United Nations peacekeepers accused of being sexual predators

05 February 2016 - 09:02
By Azizzar Mosupi
SUFFER THE LITTLE ONES: This six-year-old from Mofolo 
       in Soweto was raped by a stranger for two days in his shack 
       Photo: Lucky Nxumalo
SUFFER THE LITTLE ONES: This six-year-old from Mofolo in Soweto was raped by a stranger for two days in his shack Photo: Lucky Nxumalo

At least eight women and girls in the Central African Republic have been raped or sexually exploited by United Nations peacekeepers‚ according to Human Rights Watch.

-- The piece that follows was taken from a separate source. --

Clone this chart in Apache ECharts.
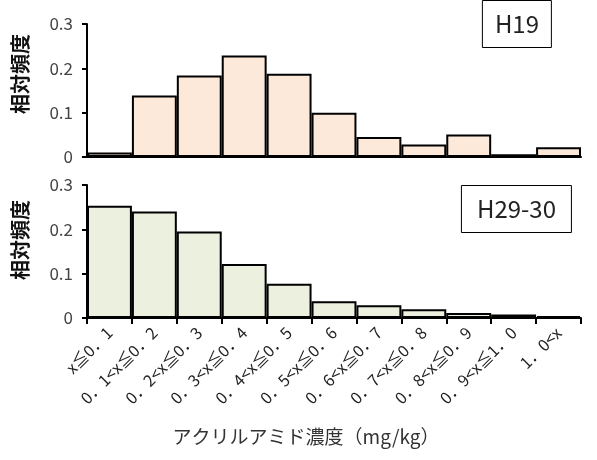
<!DOCTYPE html>
<html>
<head>
    <meta charset="UTF-8"/>
    <script type="text/javascript" src="https://cdn.jsdelivr.net/npm/echarts@6/dist/echarts.min.js"></script>
    <title>echart</title>
    <style>
        html,body{margin:0;padding:0;background:#fff;}
        #main{width:597px;height:460px;}
    </style>
</head>
<body>
<div id="main"></div>
<script>
    // 濃度区分
    var categories = ['x≦0．1', '0．1<x≦0．2', '0．2<x≦0．3', '0．3<x≦0．4', '0．4<x≦0．5', '0．5<x≦0．6',
        '0．6<x≦0．7', '0．7<x≦0．8', '0．8<x≦0．9', '0．9<x≦1．0', '1．0<x'];
    // 相対頻度
    var h19 = [0.010, 0.139, 0.184, 0.229, 0.188, 0.100, 0.045, 0.028, 0.051, 0.006, 0.022];
    var h2930 = [0.253, 0.240, 0.195, 0.122, 0.077, 0.038, 0.029, 0.020, 0.011, 0.008, 0.004];
    var yTicks = [0, 0.1, 0.2, 0.3];
    var font = '"Noto Sans CJK JP", sans-serif';

    var yAxisOf = function (idx) {
        return {
            gridIndex: idx, min: 0, max: 0.3, interval: 0.1,
            axisLine: {show: true, lineStyle: {color: '#000', width: 2}},
            axisTick: {show: true, length: 5, lineStyle: {color: '#000', width: 2}},
            splitLine: {show: false},
            axisLabel: {
                fontFamily: font, fontSize: 17, color: '#444', margin: 14,
                formatter: function (v) {
                    for (var i = 0; i < yTicks.length; i++) if (Math.abs(yTicks[i] - v) < 1e-9) return String(yTicks[i]);
                    return '';
                }
            }
        };
    };
    var xAxisOf = function (idx, showLabel) {
        return {
            type: 'category', gridIndex: idx, data: categories,
            axisLine: {show: true, lineStyle: {color: '#000', width: 2}},
            axisTick: {show: showLabel, length: 6, lineStyle: {color: '#000', width: 2}},
            axisLabel: {
                show: showLabel, interval: 0, rotate: 45, fontFamily: font, fontSize: 16, color: '#222', margin: 12
            }
        };
    };
    var seriesOf = function (idx, data, fill) {
        return {
            type: 'bar', xAxisIndex: idx, yAxisIndex: idx, data: data,
            barCategoryGap: '0%',
            itemStyle: {color: fill, borderColor: '#000', borderWidth: 2},
            silent: true
        };
    };
    var titleOf = function (text, right, top, w) {
        return {
            text: text, right: right, top: top,
            borderColor: '#000', borderWidth: 1,
            padding: [12, w, 12, w],
            textStyle: {fontFamily: font, fontSize: 24, fontWeight: 'normal', color: '#222'}
        };
    };
    var vName = function (y) {
        return {type: 'text', x: 20, y: y, rotation: Math.PI / 2,
            style: {text: '相対頻度', fontFamily: font, fontSize: 20, fontWeight: 'bold', fill: '#111', align: 'center', verticalAlign: 'middle'}};
    };

    var option = {
        animation: false,
        backgroundColor: '#fff',
        title: [titleOf('H19', 45, 0, 13), titleOf('H29-30', 25, 185, 16)],
        grid: [
            {left: 87, top: 24, width: 494, height: 133},
            {left: 87, top: 185, width: 494, height: 133}
        ],
        xAxis: [xAxisOf(0, false), xAxisOf(1, true)],
        yAxis: [yAxisOf(0), yAxisOf(1)],
        series: [seriesOf(0, h19, '#fde9d9'), seriesOf(1, h2930, '#ebf1de')],
        graphic: [
            vName(74), vName(240),
            {type: 'text', x: 306, y: 437,
                style: {text: 'アクリルアミド濃度（mg/kg）', fontFamily: font, fontSize: 19, fill: '#333', align: 'center', verticalAlign: 'middle'}}
        ]
    };
    var chart = echarts.init(document.getElementById('main'));
    chart.setOption(option);
</script>
</body>
</html>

In a statement on Thursday‚ the organisation says that UN peacekeepers known as MINUSCA had been documented between October and December 2015 and were found to have violated these women mostly near the Bambari airport in the centre of the country.

“In a country where armed groups routinely prey on civilians‚ peacekeepers should be protectors‚ not predators‚” said Hillary Margolis‚ women’s rights researcher at Human Rights Watch.

A battalion of approximately 800 soldiers from the Democratic Republic of Congo is deployed to Bambari and other towns in Ouaka province. Between mid-September and mid-December‚ a small contingent of peacekeepers from the Republic of Congo were also temporarily deployed to protect Bambari’s airport‚ said the report.

The documented sexual exploitation and abuse alleged by the Human Rights Watch has also been found to correspond with the deployment of Republic of Congo peacekeepers.

Among the victims was a 14-year-old girl who said that she was attacked by two soldiers when walking past the airport base. “The men were dressed in their military uniforms and had their guns‚”… “I walked by and suddenly one of them grabbed me by my arms and the other one ripped off my clothes‚” she said.

“They pulled me into the tall grass and one held my arms while the other one pinned down my legs and raped me.”

Inappropriate sexual behaviour by the peacekeepers is not uncommon‚ said another of the victims‚ who is 18 years old and admitted to having exchanged sex for food and money from them.

Friends of hers in the community convinced her to engage in the trade as a means to relieving her food and money problems as a result of being the only one of her family still alive.

She said: “I got it in my head to go there. I already knew they were asking for sex. I said to my friends‚ ‘Ok‚ my father is dead‚ my mother is dead. I can’t just die’. I followed my girlfriends‚ and the things they did‚ I did.”

Human Rights Watch has said that the UN and troop-contributing countries should put into operation effective measures to investigate these crimes and bring those responsible to justice.

Survivors of attacks are said to be members of a community living at camps for internally displaced people in Bambari.

“Peacekeepers who rape‚ exploit‚ or kill should not simply be sent home with no commitment to justice‚” said Lewis Mudge‚ Africa researcher at Human Rights Watch. “The UN should use its full leverage with troop-contributing countries to ensure that those who abuse victims and tarnish the UN and its mission face justice befitting their crimes.”

According to the report‚ current policy states that if an allegation is substantiated‚ disciplinary measures — including prosecutions — are determined by the soldier’s home country. Direct action by the UN is limited to repatriating the accused peacekeepers and barring them from any further peacekeeping missions.